Cryptocurrency markets received a major regulatory boost this week, but the same catalyst dealt a heavy blow to traditional exchange operators. Regulators approved perpetual Bitcoin futures, a move that promises to accelerate crypto adoption while punishing legacy institutions. CME Group fell 9% over two days, and Cboe Global Markets plunged 16%—their worst weekly performance since 2020—as investors priced in the competitive threat to conventional equity and derivatives venues.
The approval injects fresh legitimacy into digital asset derivatives, widening access for institutional and retail traders alike. While Bitcoin itself held relatively steady, the shockwave through exchange stocks underscored how deeply crypto innovation can disrupt established financial infrastructure.
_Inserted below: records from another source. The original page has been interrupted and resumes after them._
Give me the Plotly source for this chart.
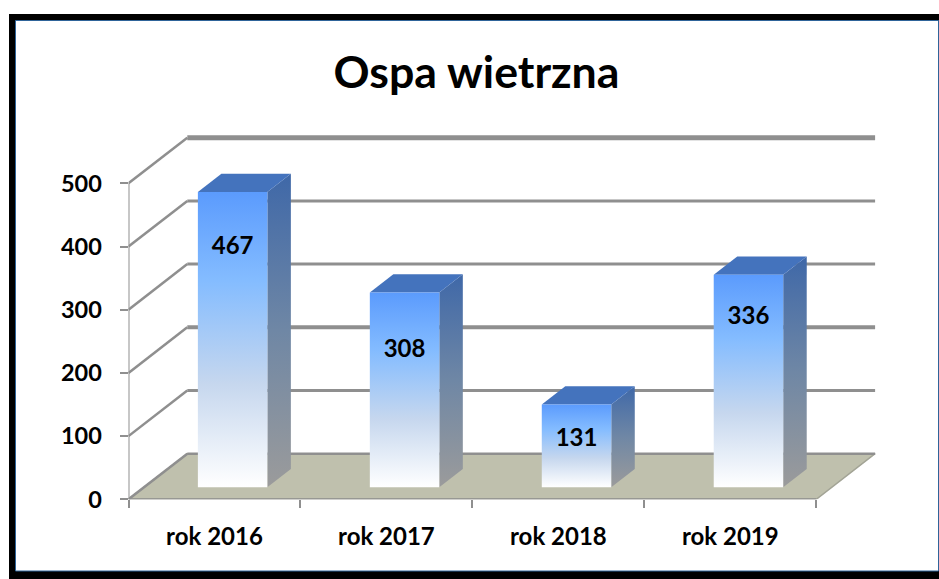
import plotly.graph_objects as go

W, H = 939, 579
title = "Ospa wietrzna"
categories = ["rok 2016", "rok 2017", "rok 2018", "rok 2019"]
values = [467, 308, 131, 336]
y_ticks = [0, 100, 200, 300, 400, 500]
label_frac = [0.810, 0.700, 0.57, 0.795]
grid_width = {100: 3, 200: 4, 300: 3, 400: 3, 500: 5}

FONT = "Lato"
GRAY = "#8f8f8f"
# plot area, in pixels of the picture (with a little room around the box)
PX_L, PX_R, PX_T, PX_B = 128.5, 890, 125, 499.3
PX_CAT = (816.3 - 128.5) / 4
PX_VAL = (499.3 - 183.3) / 500
# depth of the 3D box, in data units
DX = 58.8 / PX_CAT
DY = 45.6 / PX_VAL
# bar geometry, as a fraction of a category and of the depth
BAR_Z0, BAR_DEPTH = 0.265, 0.40
BAR_LEFT, BAR_W = 0.4035 - BAR_Z0 * DX, 0.404


def proj(x, v, z):
    return x + z * DX, v + z * DY


fig = go.Figure()


def poly(points, **kw):
    xs = [p[0] for p in points] + [points[0][0]]
    ys = [p[1] for p in points] + [points[0][1]]
    fig.add_trace(go.Scatter(x=xs, y=ys, mode="lines", fill="toself", hoverinfo="skip",
                             showlegend=False, cliponaxis=False, **kw))


def line(xs, ys, width):
    fig.add_trace(go.Scatter(x=xs, y=ys, mode="lines", hoverinfo="skip", showlegend=False,
                             cliponaxis=False, line=dict(color=GRAY, width=width)))


n = len(categories)
# floor
poly([proj(0, 0, 0), proj(n, 0, 0), proj(n, 0, 1), proj(0, 0, 1)],
     fillcolor="#bfc0ad", line=dict(color="#a3a496", width=1.5))

# gridlines on the side wall and the back wall
for v in y_ticks:
    x0, y0 = proj(0, v, 1)
    x1, y1 = proj(n, v, 1)
    line([0, x0], [v, y0], 2.5)
    line([x0, x1], [y0, y1], grid_width.get(v, 2.5))

# the axis lines
line([0, 0], [0, max(y_ticks)], 2)
line([0, n], [0, 0], 2)

# bars
front_scale = [[0, "#ffffff"], [0.35, "#c6d7ee"], [0.7, "#84bcff"], [1, "#5b9bfd"]]
side_scale = [[0, "#9b9b9b"], [0.5, "#6f87a5"], [1, "#3f68a8"]]
for i, v in enumerate(values):
    xl = i + BAR_LEFT
    xr = xl + BAR_W
    z0, z1 = BAR_Z0, BAR_Z0 + BAR_DEPTH
    # side face
    poly([proj(xr, 0, z0), proj(xr, v, z0), proj(xr, v, z1), proj(xr, 0, z1)],
         line=dict(width=0), fillgradient=dict(type="vertical", colorscale=side_scale))
    # top face
    poly([proj(xl, v, z0), proj(xr, v, z0), proj(xr, v, z1), proj(xl, v, z1)],
         fillcolor="#4473bd", line=dict(width=0))
    # front face
    poly([proj(xl, 0, z0), proj(xr, 0, z0), proj(xr, v, z0), proj(xl, v, z0)],
         line=dict(width=0), fillgradient=dict(type="vertical", colorscale=front_scale))

# value labels
lx, ly = [], []
for i, v in enumerate(values):
    x, y = proj(i + BAR_LEFT + BAR_W / 2, v * label_frac[i], BAR_Z0)
    lx.append(x)
    ly.append(y)
fig.add_trace(go.Scatter(x=lx, y=ly, mode="text", text=[str(v) for v in values], textposition="middle center",
                         textfont=dict(family=FONT, size=24, color="#000000", weight="bold"),
                         hoverinfo="skip", showlegend=False, cliponaxis=False))


def px(x):
    return x / W


def py(y):
    return 1 - y / H


frame = [
    dict(type="rect", xref="paper", yref="paper", x0=px(9), x1=px(939), y0=py(579), y1=py(14),
         fillcolor="#000000", line=dict(width=0), layer="below"),
    dict(type="rect", xref="paper", yref="paper", x0=px(15.5), x1=px(938.5), y0=py(571), y1=py(20.5),
         fillcolor="#ffffff", line=dict(color="#2f6499", width=1), layer="below"),
]

fig.update_layout(
    width=W, height=H, autosize=False,
    margin=dict(l=0, r=0, t=0, b=0, pad=0),
    paper_bgcolor="#ffffff", plot_bgcolor="rgba(0,0,0,0)",
    showlegend=False,
    shapes=frame,
    title=dict(text=title, x=476.5 / W, xanchor="center", y=py(72), yanchor="middle",
               font=dict(family=FONT, size=44.7, color="#000000", weight="bold")),
    xaxis=dict(domain=[px(PX_L), px(PX_R)], range=[0, (PX_R - PX_L) / PX_CAT], showgrid=False, zeroline=False,
               automargin=False, showline=False, tickmode="array", tickvals=[i + 0.5 for i in range(n)],
               ticktext=categories, ticks="", ticklabelstandoff=21,
               tickfont=dict(family=FONT, size=24, color="#000000", weight="bold"),
               minor=dict(tickmode="array", tickvals=list(range(n + 1)), ticks="outside", ticklen=8,
                          tickcolor=GRAY, tickwidth=1.5, showgrid=False)),
    yaxis=dict(domain=[py(PX_B), py(PX_T)], range=[0, (PX_B - PX_T) / PX_VAL], showgrid=False, zeroline=False,
               automargin=False, showline=False, tickmode="array", tickvals=y_ticks, ticks="outside", ticklen=8,
               tickcolor=GRAY, tickwidth=2, ticklabelstandoff=13,
               tickfont=dict(family=FONT, size=23.5, color="#000000", weight="bold")),
)

fig.write_html("out.html", config={"displayModeBar": False},
               post_script="document.body.style.margin='0';document.documentElement.style.overflow='hidden';")
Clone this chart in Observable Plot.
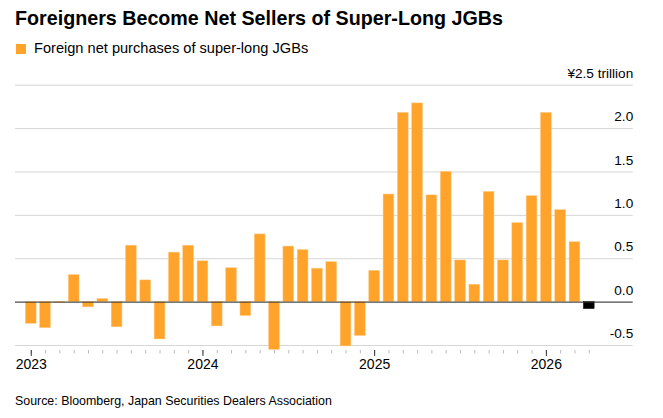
<!DOCTYPE html>
<html>
<head>
<meta charset="utf-8">
<script src="https://cdn.jsdelivr.net/npm/d3@7"></script>
<script src="https://cdn.jsdelivr.net/npm/@observablehq/plot@0.6"></script>
<style>
  html, body { margin: 0; padding: 0; background: #fff; }
  body { width: 663px; height: 418px; position: relative; overflow: hidden; font-family: "Liberation Sans", Arial, sans-serif; }
  #title { position: absolute; left: 15px; top: 6px; font-size: 19.7px; font-weight: 700; color: #000; line-height: 24px; white-space: nowrap; }
  #legend { position: absolute; left: 16px; top: 39px; font-size: 14.6px; color: #000; line-height: 18px; white-space: nowrap; }
  #legend .sw { display: inline-block; width: 10px; height: 10px; background: #ffa32b; margin-right: 8px; vertical-align: -1px; }
  #chart { position: absolute; left: 0; top: 60px; }
  #source { position: absolute; left: 15px; top: 394px; font-size: 12.4px; color: #000; line-height: 15px; white-space: nowrap; }
</style>
</head>
<body>
<div id="title">Foreigners Become Net Sellers of Super-Long JGBs</div>
<div id="legend"><span class="sw"></span>Foreign net purchases of super-long JGBs</div>
<div id="chart"></div>
<div id="source">Source: Bloomberg, Japan Securities Dealers Association</div>
<script>
const months = [
  "2023-01","2023-02","2023-03","2023-04","2023-05","2023-06","2023-07","2023-08","2023-09","2023-10","2023-11","2023-12",
  "2024-01","2024-02","2024-03","2024-04","2024-05","2024-06","2024-07","2024-08","2024-09","2024-10","2024-11","2024-12",
  "2025-01","2025-02","2025-03","2025-04","2025-05","2025-06","2025-07","2025-08","2025-09","2025-10","2025-11","2025-12",
  "2026-01","2026-02","2026-03","2026-04"
];
const values = [
  -0.25, -0.30, -0.01, 0.31, -0.06, 0.035, -0.29, 0.65, 0.25, -0.43, 0.57, 0.65,
  0.47, -0.28, 0.39, -0.16, 0.78, -0.55, 0.64, 0.60, 0.385, 0.46, -0.51, -0.39,
  0.36, 1.24, 2.18, 2.29, 1.23, 1.50, 0.48, 0.20, 1.27, 0.48, 0.91, 1.22,
  2.18, 1.06, 0.69, -0.08
];
const yTicks = [-0.5, 0, 0.5, 1.0, 1.5, 2.0, 2.5];
const yearTicks = ["2023-01", "2024-01", "2025-01", "2026-01"];

const data = months.map((m, i) => ({month: m, value: values[i], latest: i === months.length - 1}));

const chart = Plot.plot({
  width: 663,
  height: 320,
  marginLeft: 15,
  marginRight: 30.3,
  marginTop: 24.7,
  marginBottom: 35,
  style: {fontFamily: "Liberation Sans, Arial, sans-serif", fontSize: "13px", color: "#000", background: "transparent"},
  x: {type: "band", domain: months, paddingInner: 0.25, paddingOuter: 1.71, align: 0.212, round: false, label: null},
  y: {domain: [-0.5, 2.5], label: null},
  marks: [
    Plot.gridY(yTicks, {stroke: "#d6d6d6", strokeOpacity: 1, strokeWidth: 1}),
    Plot.barY(data, {x: "month", y: "value", fill: d => d.latest ? "#000000" : "#ffa32b", stroke: d => d.latest ? "#000000" : "#ffc780", strokeWidth: 0.5}),
    Plot.ruleY([0], {stroke: "#333", strokeWidth: 1}),
    Plot.axisY(yTicks, {anchor: "right", tickSize: 0, tickPadding: 0, textAnchor: "end", dy: -11.6, fontSize: 13.6,
      tickFormat: d => d === 2.5 ? "¥2.5 trillion" : d.toFixed(1)}),
    Plot.axisX(months, {anchor: "bottom", tickSize: 3.5, tickFormat: () => "", stroke: "#bbb", dy: 5, label: null}),
    Plot.axisX(yearTicks, {anchor: "bottom", tickSize: 6, tickPadding: 3, tickFormat: d => d.slice(0, 4), stroke: "#333", dy: 5, fontSize: 14, label: null})
  ]
});
document.getElementById("chart").appendChild(chart);
</script>
</body>
</html>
Analysts noted that perpetual futures, already popular on crypto-native platforms, could siphon volume away from traditional futures markets.
In parallel, the AI-driven equity rally hit a wall. After Marvell Technology soared on comments from Nvidia’s CEO calling it a potential trillion-dollar stock, profit-taking kicked in. Broadcom shares slumped despite beating earnings, as elevated expectations left no room for anything short of perfection. CrowdStrike also fell even after raising guidance and announcing a stock split, with valuation jitters outweighing strong results. Oil’s climb above $95 per barrel added to inflation fears, pushing the 10-year Treasury yield near 4.44% and pressuring growth stocks broadly.
The S&P 500 still notched its 24th record close of the year earlier in the week, powered by AI exuberance and robust earnings—85% of companies beat EPS estimates. But the confluence of high bond yields, geopolitical tensions in the Middle East, and selective profit-taking made clear that investors are no longer willing to pay any price for growth. The contrast between crypto’s regulatory tailwind and AI’s valuation reality check may set the tone for the weeks ahead.